Leave out all pictures and return, exactly as written, the lines from the line containing "Give me the matplotlib source for this chart." to the line containing "return Path(verts, codes)", both ends kept.

Records from a dataset:
━━━━━━
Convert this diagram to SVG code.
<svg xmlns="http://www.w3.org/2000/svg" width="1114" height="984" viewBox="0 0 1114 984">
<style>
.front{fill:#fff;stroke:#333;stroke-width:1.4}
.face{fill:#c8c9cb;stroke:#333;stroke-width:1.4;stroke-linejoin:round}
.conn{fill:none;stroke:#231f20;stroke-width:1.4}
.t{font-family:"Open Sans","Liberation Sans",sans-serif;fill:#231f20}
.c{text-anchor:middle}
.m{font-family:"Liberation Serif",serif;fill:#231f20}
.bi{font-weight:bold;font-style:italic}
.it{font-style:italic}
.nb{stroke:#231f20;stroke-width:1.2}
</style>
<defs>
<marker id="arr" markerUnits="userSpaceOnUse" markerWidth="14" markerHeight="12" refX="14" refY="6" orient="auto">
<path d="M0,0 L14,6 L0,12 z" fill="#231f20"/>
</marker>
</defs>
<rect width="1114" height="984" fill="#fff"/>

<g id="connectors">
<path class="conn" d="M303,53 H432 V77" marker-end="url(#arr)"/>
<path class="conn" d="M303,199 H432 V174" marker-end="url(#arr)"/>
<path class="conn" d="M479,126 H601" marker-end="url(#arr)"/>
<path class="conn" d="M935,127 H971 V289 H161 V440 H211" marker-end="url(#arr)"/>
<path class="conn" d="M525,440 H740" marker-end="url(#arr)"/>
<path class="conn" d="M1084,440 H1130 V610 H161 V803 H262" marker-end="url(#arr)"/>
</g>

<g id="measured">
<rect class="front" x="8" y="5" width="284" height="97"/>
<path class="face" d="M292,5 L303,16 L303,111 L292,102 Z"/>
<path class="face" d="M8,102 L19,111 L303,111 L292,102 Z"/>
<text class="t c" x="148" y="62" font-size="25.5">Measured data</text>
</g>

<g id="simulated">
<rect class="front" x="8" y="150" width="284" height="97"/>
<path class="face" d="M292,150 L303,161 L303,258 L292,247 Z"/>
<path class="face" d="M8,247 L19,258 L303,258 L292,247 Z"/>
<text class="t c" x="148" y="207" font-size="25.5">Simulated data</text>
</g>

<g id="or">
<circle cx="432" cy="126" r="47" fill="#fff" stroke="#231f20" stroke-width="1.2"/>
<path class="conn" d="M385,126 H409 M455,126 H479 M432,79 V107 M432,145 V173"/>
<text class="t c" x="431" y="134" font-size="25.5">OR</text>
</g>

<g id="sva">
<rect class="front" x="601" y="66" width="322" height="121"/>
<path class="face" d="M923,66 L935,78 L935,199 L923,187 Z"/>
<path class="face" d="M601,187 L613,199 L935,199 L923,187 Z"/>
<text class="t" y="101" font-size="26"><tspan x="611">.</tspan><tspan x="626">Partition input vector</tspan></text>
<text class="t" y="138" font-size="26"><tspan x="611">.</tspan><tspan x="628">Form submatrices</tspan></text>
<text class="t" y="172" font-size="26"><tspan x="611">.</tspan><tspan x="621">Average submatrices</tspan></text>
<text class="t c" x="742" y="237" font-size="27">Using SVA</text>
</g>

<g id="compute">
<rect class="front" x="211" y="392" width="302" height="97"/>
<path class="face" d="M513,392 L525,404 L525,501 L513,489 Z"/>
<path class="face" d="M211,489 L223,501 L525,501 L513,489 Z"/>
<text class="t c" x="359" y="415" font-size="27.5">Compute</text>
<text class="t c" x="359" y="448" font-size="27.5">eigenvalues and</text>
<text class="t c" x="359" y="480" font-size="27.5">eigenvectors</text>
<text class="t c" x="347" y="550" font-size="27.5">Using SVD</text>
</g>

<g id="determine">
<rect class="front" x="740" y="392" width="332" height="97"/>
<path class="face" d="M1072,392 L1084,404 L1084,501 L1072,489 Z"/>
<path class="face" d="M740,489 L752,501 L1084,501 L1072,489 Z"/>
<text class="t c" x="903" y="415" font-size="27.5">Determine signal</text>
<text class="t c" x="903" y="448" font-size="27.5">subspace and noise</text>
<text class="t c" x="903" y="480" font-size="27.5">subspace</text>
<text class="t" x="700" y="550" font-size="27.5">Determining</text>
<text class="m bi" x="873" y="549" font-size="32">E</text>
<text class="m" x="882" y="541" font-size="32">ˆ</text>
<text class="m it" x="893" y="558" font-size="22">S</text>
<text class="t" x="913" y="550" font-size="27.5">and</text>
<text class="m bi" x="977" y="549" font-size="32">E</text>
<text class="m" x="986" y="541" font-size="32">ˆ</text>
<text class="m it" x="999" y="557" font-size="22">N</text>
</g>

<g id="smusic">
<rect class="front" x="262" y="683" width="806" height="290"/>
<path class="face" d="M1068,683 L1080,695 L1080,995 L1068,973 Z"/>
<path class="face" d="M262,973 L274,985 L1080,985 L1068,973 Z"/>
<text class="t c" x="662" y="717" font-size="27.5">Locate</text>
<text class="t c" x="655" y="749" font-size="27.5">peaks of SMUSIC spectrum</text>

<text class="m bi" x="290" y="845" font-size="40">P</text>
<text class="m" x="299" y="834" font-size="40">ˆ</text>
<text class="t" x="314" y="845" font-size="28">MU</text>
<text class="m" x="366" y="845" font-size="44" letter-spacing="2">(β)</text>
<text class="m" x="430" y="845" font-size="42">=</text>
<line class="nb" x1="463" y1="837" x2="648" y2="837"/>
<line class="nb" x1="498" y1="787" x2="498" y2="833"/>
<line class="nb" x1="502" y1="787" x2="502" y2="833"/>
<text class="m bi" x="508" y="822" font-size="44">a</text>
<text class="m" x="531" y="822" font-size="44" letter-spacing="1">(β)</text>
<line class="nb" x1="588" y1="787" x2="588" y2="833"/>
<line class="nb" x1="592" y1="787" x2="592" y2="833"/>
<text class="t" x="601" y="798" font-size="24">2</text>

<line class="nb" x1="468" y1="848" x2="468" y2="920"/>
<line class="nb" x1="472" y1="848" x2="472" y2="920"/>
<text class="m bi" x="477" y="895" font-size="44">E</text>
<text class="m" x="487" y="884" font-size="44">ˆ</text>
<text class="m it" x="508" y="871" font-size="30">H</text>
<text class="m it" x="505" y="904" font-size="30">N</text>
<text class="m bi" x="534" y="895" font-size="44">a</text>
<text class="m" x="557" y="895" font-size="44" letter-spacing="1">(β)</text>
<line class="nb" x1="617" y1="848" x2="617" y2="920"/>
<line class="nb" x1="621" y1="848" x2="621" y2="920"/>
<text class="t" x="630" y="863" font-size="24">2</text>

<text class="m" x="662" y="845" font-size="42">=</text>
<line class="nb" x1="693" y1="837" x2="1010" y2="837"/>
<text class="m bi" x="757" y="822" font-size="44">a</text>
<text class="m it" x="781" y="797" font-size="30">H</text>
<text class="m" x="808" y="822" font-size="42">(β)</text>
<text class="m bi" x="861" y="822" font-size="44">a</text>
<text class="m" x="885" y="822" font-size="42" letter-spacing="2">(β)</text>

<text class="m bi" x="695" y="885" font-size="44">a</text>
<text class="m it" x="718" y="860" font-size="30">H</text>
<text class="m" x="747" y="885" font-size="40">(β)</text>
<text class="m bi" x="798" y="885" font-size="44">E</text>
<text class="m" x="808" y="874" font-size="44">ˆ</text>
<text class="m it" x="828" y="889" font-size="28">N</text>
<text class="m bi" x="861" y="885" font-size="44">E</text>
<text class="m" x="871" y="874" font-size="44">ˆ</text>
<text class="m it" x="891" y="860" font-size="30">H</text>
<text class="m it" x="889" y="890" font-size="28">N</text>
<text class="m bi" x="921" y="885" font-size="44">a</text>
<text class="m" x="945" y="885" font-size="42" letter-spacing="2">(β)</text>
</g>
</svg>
━━━━━━
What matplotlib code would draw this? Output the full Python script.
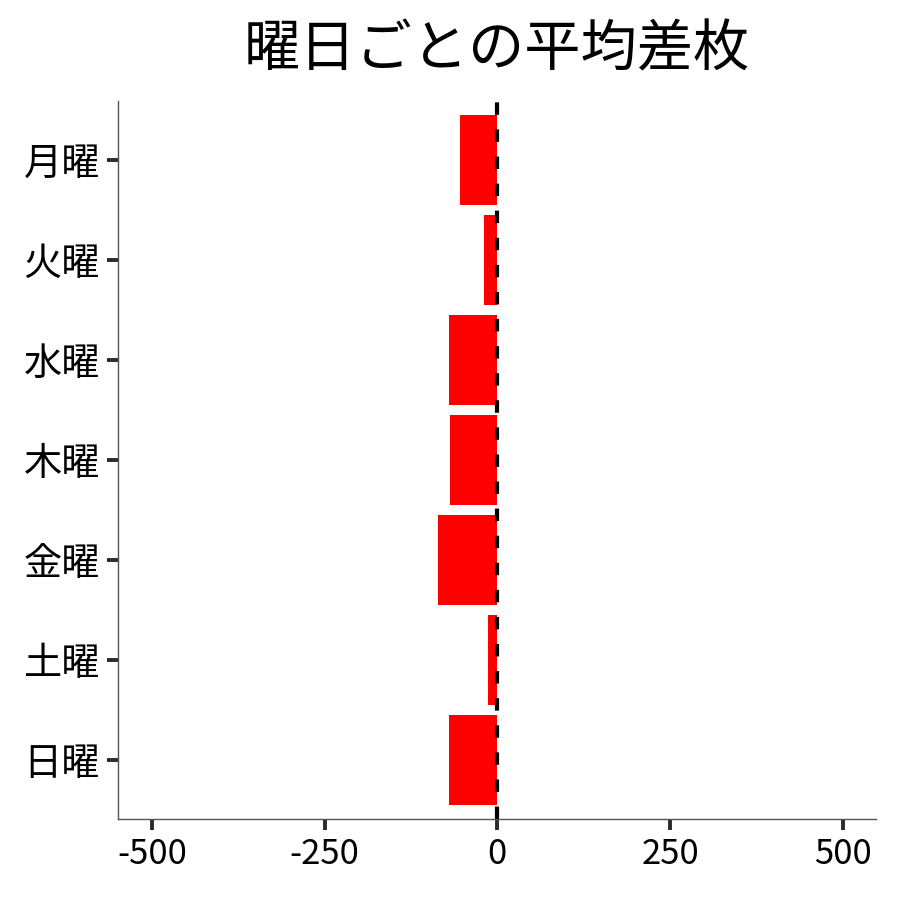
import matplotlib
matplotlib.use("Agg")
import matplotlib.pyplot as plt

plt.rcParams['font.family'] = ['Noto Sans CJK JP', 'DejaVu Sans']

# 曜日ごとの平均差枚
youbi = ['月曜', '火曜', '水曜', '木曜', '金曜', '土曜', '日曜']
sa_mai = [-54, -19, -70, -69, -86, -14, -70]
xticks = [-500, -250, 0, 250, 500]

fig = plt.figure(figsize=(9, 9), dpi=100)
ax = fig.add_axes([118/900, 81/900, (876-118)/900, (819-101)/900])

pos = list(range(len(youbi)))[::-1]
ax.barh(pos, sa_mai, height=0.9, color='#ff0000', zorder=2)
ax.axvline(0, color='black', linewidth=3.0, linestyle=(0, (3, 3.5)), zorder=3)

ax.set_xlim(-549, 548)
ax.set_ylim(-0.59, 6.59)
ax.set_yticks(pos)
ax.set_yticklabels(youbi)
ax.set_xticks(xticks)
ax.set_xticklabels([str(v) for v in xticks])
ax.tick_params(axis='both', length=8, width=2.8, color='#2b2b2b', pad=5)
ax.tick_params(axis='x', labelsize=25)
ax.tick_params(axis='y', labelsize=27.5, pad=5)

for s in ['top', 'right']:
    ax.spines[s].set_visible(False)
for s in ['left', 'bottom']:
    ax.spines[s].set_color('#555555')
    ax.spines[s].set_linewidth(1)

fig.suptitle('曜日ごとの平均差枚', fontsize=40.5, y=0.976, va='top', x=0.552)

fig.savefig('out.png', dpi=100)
━━━━━━
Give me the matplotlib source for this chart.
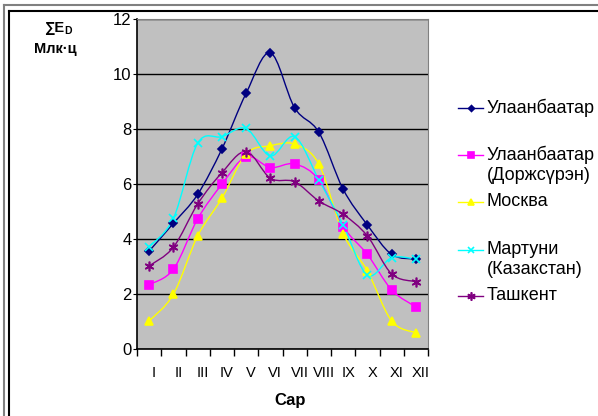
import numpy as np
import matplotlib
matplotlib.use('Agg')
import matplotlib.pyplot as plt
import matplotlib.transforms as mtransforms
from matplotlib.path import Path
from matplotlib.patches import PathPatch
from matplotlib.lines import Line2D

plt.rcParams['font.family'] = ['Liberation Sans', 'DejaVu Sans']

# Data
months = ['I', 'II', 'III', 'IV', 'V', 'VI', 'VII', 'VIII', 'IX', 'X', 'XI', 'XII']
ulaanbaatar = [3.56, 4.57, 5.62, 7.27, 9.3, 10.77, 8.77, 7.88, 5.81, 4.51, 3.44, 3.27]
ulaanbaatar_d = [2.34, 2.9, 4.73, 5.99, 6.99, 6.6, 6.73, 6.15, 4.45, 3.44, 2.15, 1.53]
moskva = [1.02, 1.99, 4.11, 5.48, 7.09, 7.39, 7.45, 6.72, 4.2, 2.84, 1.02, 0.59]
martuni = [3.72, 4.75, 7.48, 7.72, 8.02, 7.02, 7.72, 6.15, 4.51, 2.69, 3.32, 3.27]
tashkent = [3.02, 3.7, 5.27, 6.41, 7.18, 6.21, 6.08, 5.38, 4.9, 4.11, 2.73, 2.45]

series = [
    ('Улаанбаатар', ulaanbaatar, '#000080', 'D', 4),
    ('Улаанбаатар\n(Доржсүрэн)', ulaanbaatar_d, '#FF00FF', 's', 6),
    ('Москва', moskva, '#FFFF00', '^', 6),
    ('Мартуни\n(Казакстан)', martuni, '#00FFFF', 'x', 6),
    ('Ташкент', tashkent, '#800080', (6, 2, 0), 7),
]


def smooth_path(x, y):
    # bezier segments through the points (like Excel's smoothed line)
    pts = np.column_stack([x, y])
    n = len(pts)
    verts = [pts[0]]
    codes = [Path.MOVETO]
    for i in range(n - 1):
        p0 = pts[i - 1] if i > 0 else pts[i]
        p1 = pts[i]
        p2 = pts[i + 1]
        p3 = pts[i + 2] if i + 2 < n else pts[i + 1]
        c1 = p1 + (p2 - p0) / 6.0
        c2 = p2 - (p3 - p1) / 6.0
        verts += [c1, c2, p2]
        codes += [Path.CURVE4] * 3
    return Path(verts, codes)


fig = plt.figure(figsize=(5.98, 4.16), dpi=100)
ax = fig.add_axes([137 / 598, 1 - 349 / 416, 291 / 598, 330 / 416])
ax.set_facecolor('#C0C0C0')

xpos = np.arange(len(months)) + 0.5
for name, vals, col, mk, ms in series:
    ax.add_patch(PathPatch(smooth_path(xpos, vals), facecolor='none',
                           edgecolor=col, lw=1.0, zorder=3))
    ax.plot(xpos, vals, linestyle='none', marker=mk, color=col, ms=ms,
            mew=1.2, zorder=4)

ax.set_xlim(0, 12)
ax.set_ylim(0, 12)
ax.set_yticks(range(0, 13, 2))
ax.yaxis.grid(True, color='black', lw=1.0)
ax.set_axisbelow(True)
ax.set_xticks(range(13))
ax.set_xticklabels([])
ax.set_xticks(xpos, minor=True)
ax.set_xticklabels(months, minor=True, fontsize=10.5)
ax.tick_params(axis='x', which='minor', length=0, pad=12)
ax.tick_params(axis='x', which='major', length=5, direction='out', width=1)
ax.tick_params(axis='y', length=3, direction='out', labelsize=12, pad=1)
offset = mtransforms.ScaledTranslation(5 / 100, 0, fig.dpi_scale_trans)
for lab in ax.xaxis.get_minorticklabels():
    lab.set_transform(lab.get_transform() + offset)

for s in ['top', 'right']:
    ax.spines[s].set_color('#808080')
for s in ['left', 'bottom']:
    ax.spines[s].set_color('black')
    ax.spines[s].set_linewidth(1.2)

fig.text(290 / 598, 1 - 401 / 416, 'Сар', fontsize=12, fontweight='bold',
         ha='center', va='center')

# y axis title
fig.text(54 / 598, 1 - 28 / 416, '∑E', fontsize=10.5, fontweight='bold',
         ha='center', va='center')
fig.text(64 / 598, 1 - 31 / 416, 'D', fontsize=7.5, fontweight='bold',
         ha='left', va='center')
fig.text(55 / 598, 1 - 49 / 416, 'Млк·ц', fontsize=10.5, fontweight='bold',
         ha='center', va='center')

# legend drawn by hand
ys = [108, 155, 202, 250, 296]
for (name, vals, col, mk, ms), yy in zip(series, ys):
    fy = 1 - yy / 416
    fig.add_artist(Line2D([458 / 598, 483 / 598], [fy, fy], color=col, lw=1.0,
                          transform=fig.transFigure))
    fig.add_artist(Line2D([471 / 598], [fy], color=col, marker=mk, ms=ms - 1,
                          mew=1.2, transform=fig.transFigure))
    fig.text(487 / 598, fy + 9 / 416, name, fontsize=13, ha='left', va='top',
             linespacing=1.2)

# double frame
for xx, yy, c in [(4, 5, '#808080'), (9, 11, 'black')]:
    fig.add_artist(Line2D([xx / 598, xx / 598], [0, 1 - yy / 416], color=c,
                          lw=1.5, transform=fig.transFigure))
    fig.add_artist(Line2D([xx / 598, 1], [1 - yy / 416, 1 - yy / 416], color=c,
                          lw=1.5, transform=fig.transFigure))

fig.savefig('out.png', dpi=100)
━━━━━━
Task answer.
Give me the matplotlib source for this chart.
import numpy as np
import matplotlib
matplotlib.use('Agg')
import matplotlib.pyplot as plt
import matplotlib.transforms as mtransforms
from matplotlib.path import Path
from matplotlib.patches import PathPatch
from matplotlib.lines import Line2D

plt.rcParams['font.family'] = ['Liberation Sans', 'DejaVu Sans']

# Data
months = ['I', 'II', 'III', 'IV', 'V', 'VI', 'VII', 'VIII', 'IX', 'X', 'XI', 'XII']
ulaanbaatar = [3.56, 4.57, 5.62, 7.27, 9.3, 10.77, 8.77, 7.88, 5.81, 4.51, 3.44, 3.27]
ulaanbaatar_d = [2.34, 2.9, 4.73, 5.99, 6.99, 6.6, 6.73, 6.15, 4.45, 3.44, 2.15, 1.53]
moskva = [1.02, 1.99, 4.11, 5.48, 7.09, 7.39, 7.45, 6.72, 4.2, 2.84, 1.02, 0.59]
martuni = [3.72, 4.75, 7.48, 7.72, 8.02, 7.02, 7.72, 6.15, 4.51, 2.69, 3.32, 3.27]
tashkent = [3.02, 3.7, 5.27, 6.41, 7.18, 6.21, 6.08, 5.38, 4.9, 4.11, 2.73, 2.45]

series = [
    ('Улаанбаатар', ulaanbaatar, '#000080', 'D', 4),
    ('Улаанбаатар\n(Доржсүрэн)', ulaanbaatar_d, '#FF00FF', 's', 6),
    ('Москва', moskva, '#FFFF00', '^', 6),
    ('Мартуни\n(Казакстан)', martuni, '#00FFFF', 'x', 6),
    ('Ташкент', tashkent, '#800080', (6, 2, 0), 7),
]


def smooth_path(x, y):
    # bezier segments through the points (like Excel's smoothed line)
    pts = np.column_stack([x, y])
    n = len(pts)
    verts = [pts[0]]
    codes = [Path.MOVETO]
    for i in range(n - 1):
        p0 = pts[i - 1] if i > 0 else pts[i]
        p1 = pts[i]
        p2 = pts[i + 1]
        p3 = pts[i + 2] if i + 2 < n else pts[i + 1]
        c1 = p1 + (p2 - p0) / 6.0
        c2 = p2 - (p3 - p1) / 6.0
        verts += [c1, c2, p2]
        codes += [Path.CURVE4] * 3
    return Path(verts, codes)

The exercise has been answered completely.